◆ STATED PROBLEM
Return precisely the span of lines from the top of the material below to the line containing "const lowerBand = [[0.05,0],[1,0.95]];", both included. Pictures are excluded.

····················

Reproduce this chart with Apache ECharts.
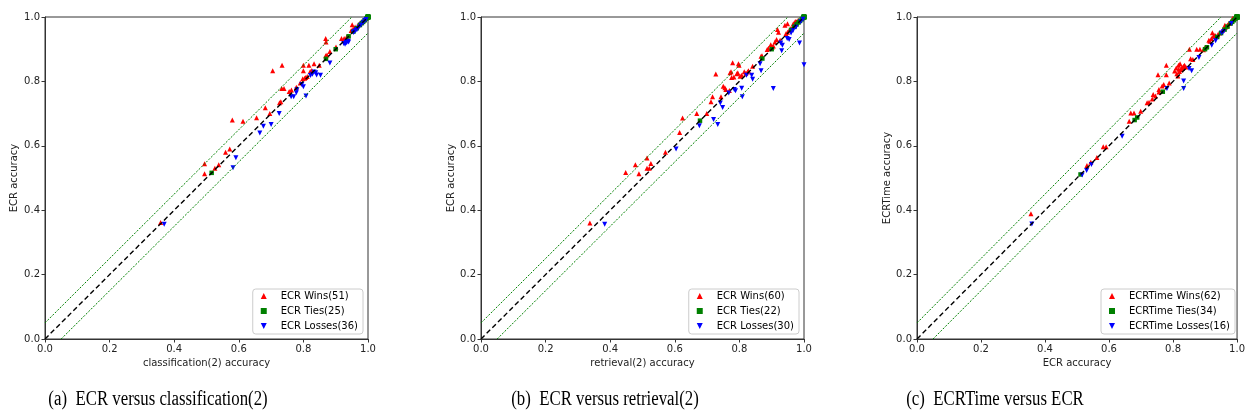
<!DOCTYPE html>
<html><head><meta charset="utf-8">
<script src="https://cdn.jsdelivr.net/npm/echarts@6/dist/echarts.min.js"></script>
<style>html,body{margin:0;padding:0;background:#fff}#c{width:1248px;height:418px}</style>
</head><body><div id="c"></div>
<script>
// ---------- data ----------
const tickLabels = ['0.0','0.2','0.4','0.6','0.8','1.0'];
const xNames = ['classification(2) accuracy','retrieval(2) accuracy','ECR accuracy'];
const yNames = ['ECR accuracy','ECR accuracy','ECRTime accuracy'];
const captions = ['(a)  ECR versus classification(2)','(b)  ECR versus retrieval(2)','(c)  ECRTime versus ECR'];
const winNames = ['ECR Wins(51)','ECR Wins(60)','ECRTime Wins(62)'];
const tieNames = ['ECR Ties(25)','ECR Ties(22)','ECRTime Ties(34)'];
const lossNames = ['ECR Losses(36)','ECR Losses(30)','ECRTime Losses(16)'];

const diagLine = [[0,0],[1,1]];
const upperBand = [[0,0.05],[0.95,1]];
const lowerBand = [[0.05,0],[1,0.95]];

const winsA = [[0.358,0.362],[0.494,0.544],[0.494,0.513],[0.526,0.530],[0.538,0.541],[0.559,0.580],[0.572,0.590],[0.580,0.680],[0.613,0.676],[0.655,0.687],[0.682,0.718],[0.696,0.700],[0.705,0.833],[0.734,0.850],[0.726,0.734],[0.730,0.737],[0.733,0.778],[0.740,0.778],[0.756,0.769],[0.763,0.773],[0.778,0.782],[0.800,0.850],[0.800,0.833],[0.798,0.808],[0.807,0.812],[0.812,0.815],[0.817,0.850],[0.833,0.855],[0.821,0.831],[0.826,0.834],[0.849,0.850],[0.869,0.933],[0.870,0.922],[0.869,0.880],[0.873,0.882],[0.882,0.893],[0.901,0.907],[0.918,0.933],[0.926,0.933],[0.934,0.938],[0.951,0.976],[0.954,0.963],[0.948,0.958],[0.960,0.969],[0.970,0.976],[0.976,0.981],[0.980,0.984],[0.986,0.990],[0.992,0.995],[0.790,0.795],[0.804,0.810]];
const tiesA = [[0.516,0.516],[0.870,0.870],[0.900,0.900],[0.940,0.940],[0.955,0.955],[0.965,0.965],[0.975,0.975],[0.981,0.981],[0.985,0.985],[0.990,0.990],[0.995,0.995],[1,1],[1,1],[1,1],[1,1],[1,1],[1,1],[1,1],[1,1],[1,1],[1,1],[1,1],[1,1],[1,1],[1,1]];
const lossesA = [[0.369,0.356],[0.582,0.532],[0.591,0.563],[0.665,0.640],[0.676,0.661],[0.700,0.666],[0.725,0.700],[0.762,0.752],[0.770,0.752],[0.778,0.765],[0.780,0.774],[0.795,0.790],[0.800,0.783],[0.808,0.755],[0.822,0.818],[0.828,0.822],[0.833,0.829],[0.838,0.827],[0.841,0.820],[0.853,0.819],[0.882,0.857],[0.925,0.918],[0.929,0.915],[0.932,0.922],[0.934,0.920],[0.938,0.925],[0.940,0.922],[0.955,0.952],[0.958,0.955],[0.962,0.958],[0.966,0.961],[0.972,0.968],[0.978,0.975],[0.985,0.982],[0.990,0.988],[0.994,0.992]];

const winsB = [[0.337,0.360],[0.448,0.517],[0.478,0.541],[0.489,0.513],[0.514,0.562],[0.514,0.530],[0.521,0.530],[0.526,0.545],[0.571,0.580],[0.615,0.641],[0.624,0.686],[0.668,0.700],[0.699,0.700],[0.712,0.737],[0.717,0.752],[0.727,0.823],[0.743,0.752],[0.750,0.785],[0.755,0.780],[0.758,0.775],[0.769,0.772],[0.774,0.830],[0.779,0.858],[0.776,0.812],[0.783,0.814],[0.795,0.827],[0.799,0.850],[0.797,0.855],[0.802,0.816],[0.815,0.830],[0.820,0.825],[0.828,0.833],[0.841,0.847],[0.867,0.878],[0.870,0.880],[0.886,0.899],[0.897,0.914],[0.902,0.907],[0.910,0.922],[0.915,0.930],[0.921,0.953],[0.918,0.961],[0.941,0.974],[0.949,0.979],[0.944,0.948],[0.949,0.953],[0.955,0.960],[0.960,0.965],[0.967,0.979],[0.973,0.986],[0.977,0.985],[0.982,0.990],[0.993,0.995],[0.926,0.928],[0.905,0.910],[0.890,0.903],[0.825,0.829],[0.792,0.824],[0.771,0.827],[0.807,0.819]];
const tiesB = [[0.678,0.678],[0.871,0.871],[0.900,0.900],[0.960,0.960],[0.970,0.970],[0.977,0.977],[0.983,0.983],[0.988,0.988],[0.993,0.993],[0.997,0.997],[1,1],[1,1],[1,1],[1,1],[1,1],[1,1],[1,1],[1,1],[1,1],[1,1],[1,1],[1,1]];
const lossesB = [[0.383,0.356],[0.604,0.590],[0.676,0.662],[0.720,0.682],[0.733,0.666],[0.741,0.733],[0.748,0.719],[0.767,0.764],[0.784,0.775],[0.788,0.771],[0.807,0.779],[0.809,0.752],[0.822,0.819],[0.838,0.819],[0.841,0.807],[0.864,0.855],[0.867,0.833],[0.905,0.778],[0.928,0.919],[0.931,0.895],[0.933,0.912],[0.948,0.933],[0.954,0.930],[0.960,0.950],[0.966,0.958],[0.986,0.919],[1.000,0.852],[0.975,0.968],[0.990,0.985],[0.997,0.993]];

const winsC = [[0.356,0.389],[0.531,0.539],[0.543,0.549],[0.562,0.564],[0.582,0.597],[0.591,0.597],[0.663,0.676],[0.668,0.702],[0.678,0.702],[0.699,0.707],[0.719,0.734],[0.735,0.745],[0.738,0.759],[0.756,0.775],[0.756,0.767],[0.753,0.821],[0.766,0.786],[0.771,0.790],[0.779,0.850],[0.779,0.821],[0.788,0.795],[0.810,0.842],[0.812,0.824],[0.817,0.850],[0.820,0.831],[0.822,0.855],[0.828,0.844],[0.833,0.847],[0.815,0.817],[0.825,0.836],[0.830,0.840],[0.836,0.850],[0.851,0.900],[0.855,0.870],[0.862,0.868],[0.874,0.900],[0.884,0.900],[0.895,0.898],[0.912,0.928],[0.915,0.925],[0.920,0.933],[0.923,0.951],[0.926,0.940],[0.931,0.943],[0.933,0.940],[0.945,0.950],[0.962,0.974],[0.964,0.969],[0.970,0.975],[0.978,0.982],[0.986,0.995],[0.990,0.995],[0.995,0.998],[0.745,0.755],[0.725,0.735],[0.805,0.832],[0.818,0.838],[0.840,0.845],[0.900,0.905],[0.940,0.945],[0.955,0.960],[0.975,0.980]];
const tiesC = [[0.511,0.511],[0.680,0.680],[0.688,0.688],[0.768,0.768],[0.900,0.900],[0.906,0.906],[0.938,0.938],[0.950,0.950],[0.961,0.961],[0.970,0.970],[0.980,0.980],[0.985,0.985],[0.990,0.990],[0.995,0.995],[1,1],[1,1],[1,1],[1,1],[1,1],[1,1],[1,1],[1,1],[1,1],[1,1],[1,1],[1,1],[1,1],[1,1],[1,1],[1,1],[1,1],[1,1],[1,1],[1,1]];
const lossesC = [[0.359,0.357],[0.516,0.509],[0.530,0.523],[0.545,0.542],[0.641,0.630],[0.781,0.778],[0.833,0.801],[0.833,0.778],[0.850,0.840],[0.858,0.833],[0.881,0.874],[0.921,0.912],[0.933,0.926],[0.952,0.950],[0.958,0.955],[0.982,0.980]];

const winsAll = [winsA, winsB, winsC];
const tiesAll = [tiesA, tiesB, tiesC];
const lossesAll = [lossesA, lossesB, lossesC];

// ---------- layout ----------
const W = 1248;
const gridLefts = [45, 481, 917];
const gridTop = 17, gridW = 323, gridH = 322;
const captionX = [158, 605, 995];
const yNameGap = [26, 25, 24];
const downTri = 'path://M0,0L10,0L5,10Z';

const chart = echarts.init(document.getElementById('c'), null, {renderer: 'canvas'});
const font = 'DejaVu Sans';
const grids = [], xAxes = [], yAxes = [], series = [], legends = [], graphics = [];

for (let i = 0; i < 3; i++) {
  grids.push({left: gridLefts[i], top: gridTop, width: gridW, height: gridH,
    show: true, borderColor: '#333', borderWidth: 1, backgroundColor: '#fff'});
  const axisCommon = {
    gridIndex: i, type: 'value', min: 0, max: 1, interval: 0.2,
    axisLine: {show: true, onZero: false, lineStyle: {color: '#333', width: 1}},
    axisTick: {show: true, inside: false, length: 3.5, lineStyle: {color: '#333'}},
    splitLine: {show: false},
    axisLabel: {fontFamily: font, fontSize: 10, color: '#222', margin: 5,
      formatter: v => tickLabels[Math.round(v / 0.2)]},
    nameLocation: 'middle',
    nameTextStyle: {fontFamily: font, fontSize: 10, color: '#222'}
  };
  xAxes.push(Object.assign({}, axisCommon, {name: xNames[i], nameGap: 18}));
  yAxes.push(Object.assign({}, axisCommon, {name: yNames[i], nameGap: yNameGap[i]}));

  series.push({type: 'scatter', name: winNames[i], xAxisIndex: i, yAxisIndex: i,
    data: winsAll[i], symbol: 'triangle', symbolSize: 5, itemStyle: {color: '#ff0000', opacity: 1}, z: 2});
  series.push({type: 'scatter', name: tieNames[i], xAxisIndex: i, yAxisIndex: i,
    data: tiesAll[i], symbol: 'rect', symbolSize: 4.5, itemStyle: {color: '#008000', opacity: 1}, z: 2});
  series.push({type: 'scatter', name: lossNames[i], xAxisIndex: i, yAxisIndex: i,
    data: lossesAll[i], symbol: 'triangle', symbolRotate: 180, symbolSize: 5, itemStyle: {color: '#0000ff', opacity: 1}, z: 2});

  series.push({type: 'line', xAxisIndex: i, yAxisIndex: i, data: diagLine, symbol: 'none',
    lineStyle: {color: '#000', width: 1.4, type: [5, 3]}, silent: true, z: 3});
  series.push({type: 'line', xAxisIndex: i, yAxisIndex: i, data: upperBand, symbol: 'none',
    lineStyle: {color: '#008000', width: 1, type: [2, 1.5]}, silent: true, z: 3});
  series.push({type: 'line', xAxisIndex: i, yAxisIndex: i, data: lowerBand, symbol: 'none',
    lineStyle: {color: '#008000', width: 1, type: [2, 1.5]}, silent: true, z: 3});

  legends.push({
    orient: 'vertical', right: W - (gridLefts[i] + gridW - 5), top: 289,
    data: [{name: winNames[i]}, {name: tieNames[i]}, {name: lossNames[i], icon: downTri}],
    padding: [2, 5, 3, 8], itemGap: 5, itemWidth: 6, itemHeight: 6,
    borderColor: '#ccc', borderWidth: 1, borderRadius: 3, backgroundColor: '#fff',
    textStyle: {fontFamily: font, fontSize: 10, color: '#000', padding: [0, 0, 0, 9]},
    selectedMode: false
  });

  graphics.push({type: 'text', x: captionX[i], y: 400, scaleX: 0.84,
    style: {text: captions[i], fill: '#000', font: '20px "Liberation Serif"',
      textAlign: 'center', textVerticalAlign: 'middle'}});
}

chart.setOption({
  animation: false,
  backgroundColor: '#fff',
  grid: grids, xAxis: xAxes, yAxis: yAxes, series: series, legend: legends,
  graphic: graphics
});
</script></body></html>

····················

◆ THE REPLY
Reproduce this chart with Apache ECharts.
<!DOCTYPE html>
<html><head><meta charset="utf-8">
<script src="https://cdn.jsdelivr.net/npm/echarts@6/dist/echarts.min.js"></script>
<style>html,body{margin:0;padding:0;background:#fff}#c{width:1248px;height:418px}</style>
</head><body><div id="c"></div>
<script>
// ---------- data ----------
const tickLabels = ['0.0','0.2','0.4','0.6','0.8','1.0'];
const xNames = ['classification(2) accuracy','retrieval(2) accuracy','ECR accuracy'];
const yNames = ['ECR accuracy','ECR accuracy','ECRTime accuracy'];
const captions = ['(a)  ECR versus classification(2)','(b)  ECR versus retrieval(2)','(c)  ECRTime versus ECR'];
const winNames = ['ECR Wins(51)','ECR Wins(60)','ECRTime Wins(62)'];
const tieNames = ['ECR Ties(25)','ECR Ties(22)','ECRTime Ties(34)'];
const lossNames = ['ECR Losses(36)','ECR Losses(30)','ECRTime Losses(16)'];

const diagLine = [[0,0],[1,1]];
const upperBand = [[0,0.05],[0.95,1]];
const lowerBand = [[0.05,0],[1,0.95]];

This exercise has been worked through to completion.